Choose an appropriate benchmark level.
Select one or more datasets with suitable truth strength and access conditions.
Define expected outputs and evaluation metrics before running the workflow.
Record caveats, failures, and interpretation limits together with the dataset entry.

1.6. Capability coverage#

The table below defines the intended scope of the benchmark gym.

Capability	Omics Type	Typical Outputs	Truth Type	Suggested Test Level
Somatic SNV / Indel calling	WES, WGS	VCF, MAF	Consensus, spike-in, validated subset	Standard, Gold
Germline SNV / Indel calling	WES, WGS	VCF	High-confidence reference	Gold
Copy number analysis	WES, WGS	segment files, purity/ploidy, plots	Partial, consensus, orthogonal assay	Standard, Gold
Structural variant detection	WGS	SV VCF, merged breakpoint set	Consensus, curated set	Standard, Gold, Stress
Fusion detection	RNA-seq	fusion TSV, supporting reads	Partial, orthogonal validation	Standard
Expression quantification	RNA-seq	counts, TPM, abundance tables	Relative expectation, orthogonal assay	Smoke, Standard
Immune repertoire analysis	RNA-seq	clonotype reports	Biological expectation, partial validation	Standard
Non-human workflow adaptation	WGS, RNA-seq	modality-specific outputs	Variable, often partial	Stress

1.7. Core dataset families#

The current GoldStand scope includes the following important dataset families.

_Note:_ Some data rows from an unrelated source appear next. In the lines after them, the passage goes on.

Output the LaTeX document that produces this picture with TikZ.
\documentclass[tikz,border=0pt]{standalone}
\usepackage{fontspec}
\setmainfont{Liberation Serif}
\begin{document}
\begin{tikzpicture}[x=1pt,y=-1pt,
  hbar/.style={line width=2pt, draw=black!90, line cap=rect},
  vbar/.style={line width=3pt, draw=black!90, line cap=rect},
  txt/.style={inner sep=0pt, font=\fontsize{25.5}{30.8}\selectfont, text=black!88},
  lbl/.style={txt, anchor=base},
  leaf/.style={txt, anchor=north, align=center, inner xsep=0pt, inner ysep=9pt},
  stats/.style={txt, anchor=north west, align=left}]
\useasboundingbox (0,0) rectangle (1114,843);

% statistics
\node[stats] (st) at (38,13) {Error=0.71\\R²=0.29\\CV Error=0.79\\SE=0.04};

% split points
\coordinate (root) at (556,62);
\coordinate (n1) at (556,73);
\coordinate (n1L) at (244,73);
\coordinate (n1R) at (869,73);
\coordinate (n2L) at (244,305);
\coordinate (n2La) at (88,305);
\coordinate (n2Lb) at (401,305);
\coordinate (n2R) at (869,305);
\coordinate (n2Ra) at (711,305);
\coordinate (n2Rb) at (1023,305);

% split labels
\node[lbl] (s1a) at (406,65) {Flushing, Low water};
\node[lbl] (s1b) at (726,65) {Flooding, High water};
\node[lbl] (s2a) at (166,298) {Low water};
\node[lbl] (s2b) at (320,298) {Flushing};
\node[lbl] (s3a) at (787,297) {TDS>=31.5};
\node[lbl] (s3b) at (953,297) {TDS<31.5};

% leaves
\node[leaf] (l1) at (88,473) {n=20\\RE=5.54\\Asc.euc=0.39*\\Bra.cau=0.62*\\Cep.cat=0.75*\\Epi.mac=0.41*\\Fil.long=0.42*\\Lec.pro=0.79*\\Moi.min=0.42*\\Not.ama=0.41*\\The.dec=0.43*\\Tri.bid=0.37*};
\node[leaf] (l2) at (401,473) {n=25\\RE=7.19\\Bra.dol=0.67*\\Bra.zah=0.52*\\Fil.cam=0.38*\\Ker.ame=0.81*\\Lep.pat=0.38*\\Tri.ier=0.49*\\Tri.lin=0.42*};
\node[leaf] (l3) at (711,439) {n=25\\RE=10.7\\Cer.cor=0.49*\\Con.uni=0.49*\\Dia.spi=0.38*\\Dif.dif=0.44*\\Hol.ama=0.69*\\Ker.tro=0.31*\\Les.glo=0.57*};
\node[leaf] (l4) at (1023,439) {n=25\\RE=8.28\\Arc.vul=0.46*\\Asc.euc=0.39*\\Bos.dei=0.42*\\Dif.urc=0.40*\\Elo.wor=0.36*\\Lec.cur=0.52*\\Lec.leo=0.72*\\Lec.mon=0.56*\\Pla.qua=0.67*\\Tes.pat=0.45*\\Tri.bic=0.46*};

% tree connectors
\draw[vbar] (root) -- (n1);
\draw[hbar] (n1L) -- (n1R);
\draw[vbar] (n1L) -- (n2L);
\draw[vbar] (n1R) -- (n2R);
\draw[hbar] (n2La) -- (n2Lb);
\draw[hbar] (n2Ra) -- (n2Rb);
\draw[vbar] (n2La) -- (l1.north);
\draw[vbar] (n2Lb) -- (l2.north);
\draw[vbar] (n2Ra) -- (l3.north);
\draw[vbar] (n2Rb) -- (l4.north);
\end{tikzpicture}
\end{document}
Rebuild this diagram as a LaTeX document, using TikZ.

Dataset Family	Main Use	Truth Strength	Access	Notes
TCGA	WES/RNA cohort-level validation	Partial	Controlled	Broad coverage, not strict truth
ICGC / PCAWG	WGS somatic benchmarking	Curated / consensus	Controlled	Strong for SV/CNV-oriented testing
GIAB	Germline benchmarking	High-confidence	Open	Best for germline precision/recall
Cancer Genome in a Bottle	Tumor-normal benchmarking	High-confidence subset	Open	Useful bridge between germline and somatic validation
SEQC2 / MAQC	Spike-in and low-VAF benchmarking	Known truth	Open	Useful for sensitivity testing
CCLE	Cell-line benchmarking	Partial	Open	Good for reproducibility and RNA/CNV tasks
COLO829	Benchmark-like tumor-normal model	Partial to strong, task-dependent	Open	Strong WGS/WES/SV use case
BostonGene reference standards	Practical somatic workflow validation	Partial	Open	Useful for workflow regression
Synthetic datasets	Controlled edge-case testing	Exact truth	Open	Best for simulation and failure analysis

1.8. Recommended document structure#

GoldStand works best when the documentation is split into two layers:

dataset.md This file serves as the programmatic and conceptual entry point for the benchmark gym.
capability-driven matrices Separate documents, such as wes.md, should map datasets to concrete workflow tasks, expected outputs, and benchmark use cases.

1.9. Dataset metadata schema#

Every dataset entry in GoldStand should follow a consistent metadata schema so that the collection remains searchable and reusable.

Dataset Name:
Dataset Family:
Omics Type:
Biological Context:
Sample Type:
Supported Tasks:
Expected Outputs:
Truth Strength:
Truth Source:
Benchmark Level:
Typical Data Size:
Matched Normal:
Access Type:
Download Link:
License:
Known Caveats:
Recommended Usage:
Contributor:
Last Updated:

1.10. Curation rules#

When adding a new dataset, contributors should document:

Which workflow capability this dataset is meant to test.
Whether the dataset is suitable for smoke, standard, gold, or stress testing.
What outputs should be inspected after a successful run.
What truth resource or biological expectation justifies its use.
What practical limitations users should know before trying to run it.

1.11. Next step#

After defining the GoldStand framework in this document, the next layer should be a capability-driven benchmark matrix that links concrete tasks to specific datasets, expected outputs, and recommended evaluation focus.